What is the Baptism of the Holy Spirit?
Be (continuously) filled with the Spirit.
As I begin this series of personal reflections of my experience in the Holy Spirit, let me define what I mean by the Baptism in the Holy Spirit.
The Baptism of the Holy Spirit is a state of being totally overwhelmed in the presence of Jesus Christ both within and without. “Being filled with the Spirit” (Eph. 5:18) refers to God’s presence fully saturating our hearts, souls, minds, and spirits. This infilling is not only a one time experience at conversion or just a singular dramatic encounter occurring later in the Christian life. The filling of the Spirit is to be a life lived continually in God’s presence. The infilling of the Spirit is a crisis, a one-time encounter, and a process. This on-going experience of the Spirit is sometimes described as one baptism and many fillings.
The filling of the Spirit should be our moment by moment experience of the constant, conscious presence of Christ. “Being constantly filled,” (Eph. 5:18) with the Holy Spirit is freedom to enjoy Christ and his presence on a daily, if not, hourly, and even possibly, minute-by minute basis. The filling of the Spirit is described by the Apostle Paul as a daily “walking in the Spirit” (Gal. 5:25).
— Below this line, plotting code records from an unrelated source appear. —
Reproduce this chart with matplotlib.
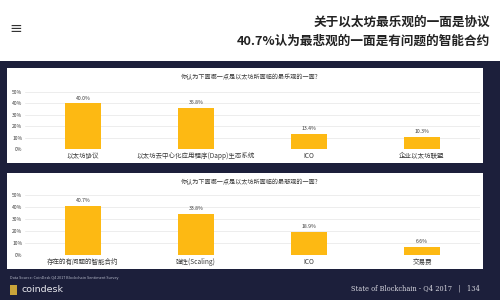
import matplotlib
matplotlib.use("Agg")
import matplotlib.pyplot as plt
import matplotlib.patches as patches

plt.rcParams['font.family'] = ['Noto Sans CJK SC', 'DejaVu Sans']

NAVY = "#1c1f3b"
BAR = "#fdb913"
TXT = "#3a3a3a"

# header text
header_lines = ["关于以太坊最乐观的一面是协议", "40.7%认为最悲观的一面是有问题的智能合约"]

# panel 1: most optimistic aspect
title_opt = "你认为下面哪一点是以太坊所面临的最乐观的一面?"
cats_opt = ["以太坊协议", "以太坊去中心化应用程序(Dapp)生态系统", "ICO", "企业以太坊联盟"]
vals_opt = [40.0, 35.8, 13.4, 10.3]

# panel 2: most pessimistic aspect
title_pes = "你认为下面哪一点是以太坊所面临的最悲观的一面?"
cats_pes = ["存在的有问题的智能合约", "弹性(Scaling)", "ICO", "交易费"]
vals_pes = [40.7, 33.8, 18.9, 6.6]

yticks = [0, 10, 20, 30, 40, 50]

W, H = 500, 300


def fx(px):
    return px / W


def fy(py):
    return 1 - py / H


fig = plt.figure(figsize=(5, 3), dpi=100, facecolor=NAVY)

# white header band
fig.add_artist(patches.Rectangle((0, fy(61)), 1, 61 / H, transform=fig.transFigure,
                                 facecolor="white", edgecolor="none", zorder=-5))
fig.text(fx(16), fy(29), "≡", ha="center", va="center", fontsize=11, color="#333333",
         family="DejaVu Sans")
fig.text(fx(490), fy(22), header_lines[0], ha="right", va="center", fontsize=9.1,
         fontweight="bold", color="#222222")
fig.text(fx(490), fy(41), header_lines[1], ha="right", va="center", fontsize=9.1,
         fontweight="bold", color="#222222")


def draw_panel(top, bottom, zero_y, top_y, title, cats, vals):
    # white card
    fig.add_artist(patches.Rectangle((fx(7), fy(bottom)), fx(483 - 7), (bottom - top) / H,
                                     transform=fig.transFigure, facecolor="white",
                                     edgecolor="none", zorder=-5))
    fig.text(fx(250), fy(top + 9), title, ha="center", va="center", fontsize=4.4, color=TXT)

    left, right = 25, 480
    ax = fig.add_axes([fx(left), fy(zero_y), fx(right - left), (zero_y - top_y) / H])
    ax.set_facecolor("none")
    half = (right - left) / 226.0
    ax.set_xlim(1.5 - half, 1.5 + half)
    ax.set_ylim(0, 50)
    x = list(range(len(cats)))
    ax.bar(x, vals, width=0.32, color=BAR, zorder=2)
    for xi, v in zip(x, vals):
        ax.text(xi, v + 2.5, f"{v:.1f}%", ha="center", va="bottom", fontsize=3.7, color=TXT)
    ax.set_xticks(x)
    ax.set_xticklabels(cats, fontsize=4.7, color=TXT)
    ax.set_yticks(yticks)
    ax.set_yticklabels([f"{t}%" for t in yticks], fontsize=3.6, color=TXT)
    ax.tick_params(length=0, pad=2)
    ax.grid(axis="y", color="#e6e6e6", linewidth=0.5, zorder=0)
    for s in ax.spines.values():
        s.set_visible(False)
    return ax


draw_panel(68, 163, 149, 92, title_opt, cats_opt, vals_opt)
draw_panel(173, 269, 255, 195, title_pes, cats_pes, vals_pes)

# footer
fig.text(fx(10), fy(278), "Data Source: CoinDesk Q4 2017 Blockchain Sentiment Survey",
         ha="left", va="center", fontsize=2.7, color="#b8bccb")
fig.add_artist(patches.Rectangle((fx(10), fy(295)), fx(7), 10 / H, transform=fig.transFigure,
                                 facecolor="#c9a43a", edgecolor="none"))
fig.text(fx(21), fy(289), "coindesk", ha="left", va="center", fontsize=6.8, color="#e8e8ee",
         family="DejaVu Sans")
fig.text(fx(480), fy(289), "State of Blockchain - Q4 2017   |   134", ha="right", va="center",
         fontsize=4.8, color="#d8d8e0", family="DejaVu Serif")

fig.savefig("out.png", dpi=100, facecolor=NAVY)
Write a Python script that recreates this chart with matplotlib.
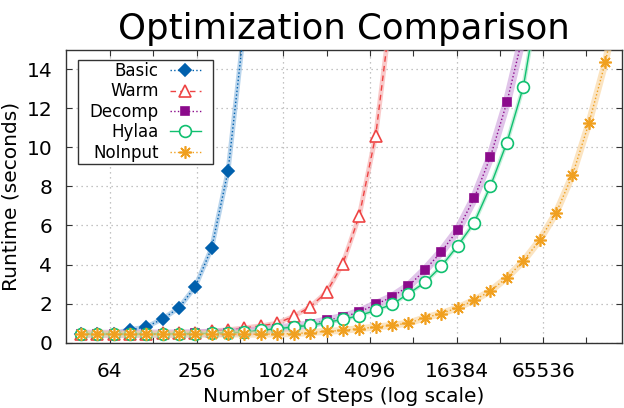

The Lord desires something better for us, a continual abiding in the Spirit of Christ (Rom. 8:9) as we perform the daily tasks of life.
The supreme test and proof of the fullness of the Spirit is the Presence and Preciousness of Christ.
W. H. Griffith Thomas, The Holy Spirit of God(Grand Rapids, MI: Eerdmans, 1913), 278.
The thought is unspeakably full of glory, that God the Holy Ghost can come into my heart and fill it so full that the life of God will manifest itself all through this body which used to manifest exactly the opposite. If I am willing and determined to keep in the light and obey the Spirit, then the characteristics of the indwelling Christ will manifest themselves.
Oswald Chambers, Biblical Psychology : A Treasure Chest for Christian Counselors, (London: Simpkin Marshall., 1996), 146.